■ TASK DESCRIPTION ■
Write out the material exactly, leaving every picture behind.

■ COLLECTED MATERIAL ■
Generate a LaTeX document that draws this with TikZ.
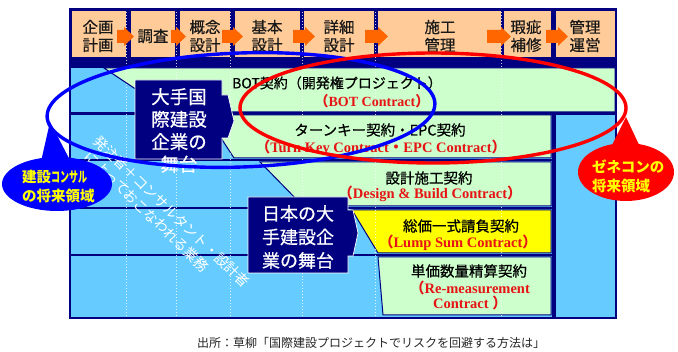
\documentclass[tikz,border=0pt]{standalone}
\usepackage{fontspec}
\usepackage{graphicx}
\newfontfamily\jp{Noto Sans CJK JP}
\newfontfamily\jpm{Noto Sans CJK JP}[FakeBold=0.6]
\newfontfamily\tnr{Liberation Serif}
\definecolor{dnavy}{RGB}{0,0,128}
\definecolor{lblue}{RGB}{102,204,255}
\definecolor{lgreen}{RGB}{204,255,204}
\definecolor{peach}{RGB}{255,204,153}
\definecolor{orng}{RGB}{255,102,0}
\definecolor{tred}{RGB}{230,20,20}
\definecolor{yel}{RGB}{255,255,0}
\definecolor{cblue}{RGB}{0,0,255}
\definecolor{cred}{RGB}{255,0,0}
\tikzset{
 hdr/.style={draw=dnavy, line width=0.6pt, fill=peach},
 hdrtxt/.style={font=\jpm\fontsize{15.5}{18}\selectfont, align=center, inner sep=0pt, text=black!90},
 rowbox/.style={draw=dnavy, line width=1pt, fill=lgreen},
 jtxt/.style={font=\jpm\fontsize{14.5}{17}\selectfont, inner sep=0pt, text=black},
 etxt/.style={font=\tnr\bfseries\fontsize{14.5}{16}\selectfont, text=tred, inner sep=0pt},
 gridln/.style={white, line width=0.5pt, dash pattern=on 1.5pt off 1.5pt, opacity=0.8},
 stagebox/.style={fill=dnavy, draw=white, line width=0.7pt},
 stagetxt/.style={text=white, align=center, inner sep=0pt},
 diagtxt/.style={font=\jp\fontsize{14}{16}\selectfont, text=white, inner sep=0pt, rotate=-44},
 calltxt/.style={font=\jp\bfseries\fontsize{14.5}{19}\selectfont, text=yel, align=left, inner sep=0pt},
 ringln/.style={line width=3.4pt}
}
\begin{document}
\begin{tikzpicture}[x=1pt,y=-1pt]
\useasboundingbox (0,0) rectangle (678,352);
\fill[white] (0,0) rectangle (678,352);
% frame
\fill[dnavy] (70,9) rectangle (616,318);
% header boxes
\foreach \a/\b in {71/126,130/175,179/230,234/300,303/374,377/501,503/551,555/615}
  \draw[hdr] (\a,10.5) rectangle (\b,57.5);
% body
\fill[lblue] (71,68) rectangle (615,317);
\draw[dnavy, line width=3pt] (70,113.5) -- (616,113.5);
\foreach \y in {160,208,255}
  \draw[dnavy, line width=2.5pt] (70,\y) -- (553,\y);
\draw[dnavy, line width=4pt] (553.5,113) -- (553.5,317);
% contract rows
\filldraw[rowbox] (104,68) -- (615,68) -- (615,112) -- (170,112) -- cycle;
\filldraw[rowbox] (206,115) -- (551,115) -- (551,158) -- (234,158) -- cycle;
\filldraw[rowbox] (260,162) -- (551,162) -- (551,206) -- (303,206) -- cycle;
\filldraw[rowbox, fill=yel] (352,210) -- (551,210) -- (551,253) -- (378,253) -- cycle;
\filldraw[rowbox] (378,257) -- (551,257) -- (551,315) -- (383,315) -- cycle;
% grid lines
\foreach \x in {126,176,230,302,375,501}
  \draw[gridln] (\x,9) -- (\x,317);
% header arrows
\foreach \a/\b in {117/134,171/186,222/243,293/315,365/388,487/511,546/568}
  \fill[orng] (\a,30) -- ({\b-10},30) -- ({\b-10},27) -- (\b,36.5) -- ({\b-10},46) -- ({\b-10},43) -- (\a,43) -- cycle;
% header labels
\node[hdrtxt] (h1) at (98,36) {企画\\計画};
\node[hdrtxt] (h2) at (153,36) {調査};
\node[hdrtxt] (h3) at (205,36) {概念\\設計};
\node[hdrtxt] (h4) at (267,36) {基本\\設計};
\node[hdrtxt] (h5) at (339,36) {詳細\\設計};
\node[hdrtxt] (h6) at (440,36) {施工\\管理};
\node[hdrtxt] (h7) at (526,36) {瑕疵\\補修};
\node[hdrtxt] (h8) at (585,36) {管理\\運営};
% row texts
\node[jtxt, font=\jpm\fontsize{14}{17}\selectfont] (r1a) at (337,83) {BOT契約（開発権プロジェクト）};
\node[etxt, font=\tnr\bfseries\fontsize{14}{16}\selectfont] (r1b) at (372,101) {{\jp （}BOT Contract{\jp ）}};
\node[jtxt] (r2a) at (380,130) {ターンキー契約・EPC契約};
\node[etxt] (r2b) at (381,148) {{\jp （}Turn Key Contract{\jp ・}EPC Contract{\jp ）}};
\node[jtxt] (r3a) at (429,178) {設計施工契約};
\node[etxt] (r3b) at (430,194) {{\jp （}Design \& Build Contract{\jp ）}};
\node[jtxt] (r4a) at (461,226) {総価一式請負契約};
\node[etxt] (r4b) at (458,243) {{\jp （}Lump Sum Contract{\jp ）}};
\node[jtxt] (r5a) at (469,271) {単価数量精算契約};
\node[etxt] (r5b) at (470,288) {{\jp （}Re-measurement};
\node[etxt] (r5c) at (470,303) {Contract {\jp ）}};
% diagonal text
\node[diagtxt] (dg1) at (171.5,211.5) {発注者＋コンサルタント・設計者};
\node[diagtxt] (dg2) at (147,211.5) {によっておこなわれる業務};
% stage boxes
\filldraw[stagebox] (135,80) -- (222,80) -- (222,95) -- (228,95) -- (234,121) -- (228,138) -- (222,138) -- (222,159) -- (135,159) -- cycle;
\node[stagetxt, font=\jpm\fontsize{18.5}{22.5}\selectfont] (st1) at (179,130.5) {大手国\\際建設\\企業の\\舞台};
\filldraw[stagebox] (248,197) -- (348,197) -- (348,210) -- (353,210) -- (358,233) -- (353,256) -- (348,256) -- (348,273) -- (248,273) -- cycle;
\node[stagetxt, font=\jpm\fontsize{18}{23.5}\selectfont] (st2) at (298,237) {日本の大\\手建設企\\業の舞台};
% outer border
\draw[dnavy, line width=1.5pt] (70,9) rectangle (616,318);
% big rings
\draw[ringln, cblue, rotate around={2:(241,110)}] (241,110) ellipse [x radius=194pt, y radius=57pt];
\draw[ringln, cred] (433,108) ellipse [x radius=193pt, y radius=55pt];
% callouts
\fill[cblue] (40,166) -- (50,122) -- (72,164) -- cycle;
\fill[cblue] (57,184) ellipse [x radius=55pt, y radius=27pt];
\node[calltxt, anchor=west] (c1) at (22,187) {建設\scalebox{0.62}[1]{コンサル}\\の将来領域};
\fill[cred] (610,149) -- (626,117) -- (641,149) -- cycle;
\fill[cred] (626,172) ellipse [x radius=48pt, y radius=29pt];
\node[calltxt, anchor=west] (c2) at (592,176) {ゼネコンの\\将来領域};
% source
\node[font=\jp\fontsize{12}{14}\selectfont, inner sep=0pt, text=black!85] (src) at (371,343) {出所：草柳「国際建設プロジェクトでリスクを回避する方法は」};
\end{tikzpicture}
\end{document}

■ THE OUTPUT ■
Generate a LaTeX document that draws this with TikZ.
\documentclass[tikz,border=0pt]{standalone}
\usepackage{fontspec}
\usepackage{graphicx}
\newfontfamily\jp{Noto Sans CJK JP}
\newfontfamily\jpm{Noto Sans CJK JP}[FakeBold=0.6]
\newfontfamily\tnr{Liberation Serif}
\definecolor{dnavy}{RGB}{0,0,128}
\definecolor{lblue}{RGB}{102,204,255}
\definecolor{lgreen}{RGB}{204,255,204}
\definecolor{peach}{RGB}{255,204,153}
\definecolor{orng}{RGB}{255,102,0}
\definecolor{tred}{RGB}{230,20,20}
\definecolor{yel}{RGB}{255,255,0}
\definecolor{cblue}{RGB}{0,0,255}
\definecolor{cred}{RGB}{255,0,0}
\tikzset{
 hdr/.style={draw=dnavy, line width=0.6pt, fill=peach},
 hdrtxt/.style={font=\jpm\fontsize{15.5}{18}\selectfont, align=center, inner sep=0pt, text=black!90},
 rowbox/.style={draw=dnavy, line width=1pt, fill=lgreen},
 jtxt/.style={font=\jpm\fontsize{14.5}{17}\selectfont, inner sep=0pt, text=black},
 etxt/.style={font=\tnr\bfseries\fontsize{14.5}{16}\selectfont, text=tred, inner sep=0pt},
 gridln/.style={white, line width=0.5pt, dash pattern=on 1.5pt off 1.5pt, opacity=0.8},
 stagebox/.style={fill=dnavy, draw=white, line width=0.7pt},
 stagetxt/.style={text=white, align=center, inner sep=0pt},
 diagtxt/.style={font=\jp\fontsize{14}{16}\selectfont, text=white, inner sep=0pt, rotate=-44},
 calltxt/.style={font=\jp\bfseries\fontsize{14.5}{19}\selectfont, text=yel, align=left, inner sep=0pt},
 ringln/.style={line width=3.4pt}
}
\begin{document}
\begin{tikzpicture}[x=1pt,y=-1pt]
\useasboundingbox (0,0) rectangle (678,352);
\fill[white] (0,0) rectangle (678,352);
% frame
\fill[dnavy] (70,9) rectangle (616,318);
% header boxes
\foreach \a/\b in {71/126,130/175,179/230,234/300,303/374,377/501,503/551,555/615}
  \draw[hdr] (\a,10.5) rectangle (\b,57.5);
% body
\fill[lblue] (71,68) rectangle (615,317);
\draw[dnavy, line width=3pt] (70,113.5) -- (616,113.5);
\foreach \y in {160,208,255}
  \draw[dnavy, line width=2.5pt] (70,\y) -- (553,\y);
\draw[dnavy, line width=4pt] (553.5,113) -- (553.5,317);
% contract rows
\filldraw[rowbox] (104,68) -- (615,68) -- (615,112) -- (170,112) -- cycle;
\filldraw[rowbox] (206,115) -- (551,115) -- (551,158) -- (234,158) -- cycle;
\filldraw[rowbox] (260,162) -- (551,162) -- (551,206) -- (303,206) -- cycle;
\filldraw[rowbox, fill=yel] (352,210) -- (551,210) -- (551,253) -- (378,253) -- cycle;
\filldraw[rowbox] (378,257) -- (551,257) -- (551,315) -- (383,315) -- cycle;
% grid lines
\foreach \x in {126,176,230,302,375,501}
  \draw[gridln] (\x,9) -- (\x,317);
% header arrows
\foreach \a/\b in {117/134,171/186,222/243,293/315,365/388,487/511,546/568}
  \fill[orng] (\a,30) -- ({\b-10},30) -- ({\b-10},27) -- (\b,36.5) -- ({\b-10},46) -- ({\b-10},43) -- (\a,43) -- cycle;
% header labels
\node[hdrtxt] (h1) at (98,36) {企画\\計画};
\node[hdrtxt] (h2) at (153,36) {調査};
\node[hdrtxt] (h3) at (205,36) {概念\\設計};
\node[hdrtxt] (h4) at (267,36) {基本\\設計};
\node[hdrtxt] (h5) at (339,36) {詳細\\設計};
\node[hdrtxt] (h6) at (440,36) {施工\\管理};
\node[hdrtxt] (h7) at (526,36) {瑕疵\\補修};
\node[hdrtxt] (h8) at (585,36) {管理\\運営};
% row texts
\node[jtxt, font=\jpm\fontsize{14}{17}\selectfont] (r1a) at (337,83) {BOT契約（開発権プロジェクト）};
\node[etxt, font=\tnr\bfseries\fontsize{14}{16}\selectfont] (r1b) at (372,101) {{\jp （}BOT Contract{\jp ）}};
\node[jtxt] (r2a) at (380,130) {ターンキー契約・EPC契約};
\node[etxt] (r2b) at (381,148) {{\jp （}Turn Key Contract{\jp ・}EPC Contract{\jp ）}};
\node[jtxt] (r3a) at (429,178) {設計施工契約};
\node[etxt] (r3b) at (430,194) {{\jp （}Design \& Build Contract{\jp ）}};
\node[jtxt] (r4a) at (461,226) {総価一式請負契約};
\node[etxt] (r4b) at (458,243) {{\jp （}Lump Sum Contract{\jp ）}};
\node[jtxt] (r5a) at (469,271) {単価数量精算契約};
\node[etxt] (r5b) at (470,288) {{\jp （}Re-measurement};
\node[etxt] (r5c) at (470,303) {Contract {\jp ）}};
% diagonal text
\node[diagtxt] (dg1) at (171.5,211.5) {発注者＋コンサルタント・設計者};
\node[diagtxt] (dg2) at (147,211.5) {によっておこなわれる業務};
% stage boxes
\filldraw[stagebox] (135,80) -- (222,80) -- (222,95) -- (228,95) -- (234,121) -- (228,138) -- (222,138) -- (222,159) -- (135,159) -- cycle;
\node[stagetxt, font=\jpm\fontsize{18.5}{22.5}\selectfont] (st1) at (179,130.5) {大手国\\際建設\\企業の\\舞台};
\filldraw[stagebox] (248,197) -- (348,197) -- (348,210) -- (353,210) -- (358,233) -- (353,256) -- (348,256) -- (348,273) -- (248,273) -- cycle;
\node[stagetxt, font=\jpm\fontsize{18}{23.5}\selectfont] (st2) at (298,237) {日本の大\\手建設企\\業の舞台};
% outer border
\draw[dnavy, line width=1.5pt] (70,9) rectangle (616,318);
% big rings
\draw[ringln, cblue, rotate around={2:(241,110)}] (241,110) ellipse [x radius=194pt, y radius=57pt];
\draw[ringln, cred] (433,108) ellipse [x radius=193pt, y radius=55pt];
% callouts
\fill[cblue] (40,166) -- (50,122) -- (72,164) -- cycle;
\fill[cblue] (57,184) ellipse [x radius=55pt, y radius=27pt];
\node[calltxt, anchor=west] (c1) at (22,187) {建設\scalebox{0.62}[1]{コンサル}\\の将来領域};
\fill[cred] (610,149) -- (626,117) -- (641,149) -- cycle;
\fill[cred] (626,172) ellipse [x radius=48pt, y radius=29pt];
\node[calltxt, anchor=west] (c2) at (592,176) {ゼネコンの\\将来領域};
% source
\node[font=\jp\fontsize{12}{14}\selectfont, inner sep=0pt, text=black!85] (src) at (371,343) {出所：草柳「国際建設プロジェクトでリスクを回避する方法は」};
\end{tikzpicture}
\end{document}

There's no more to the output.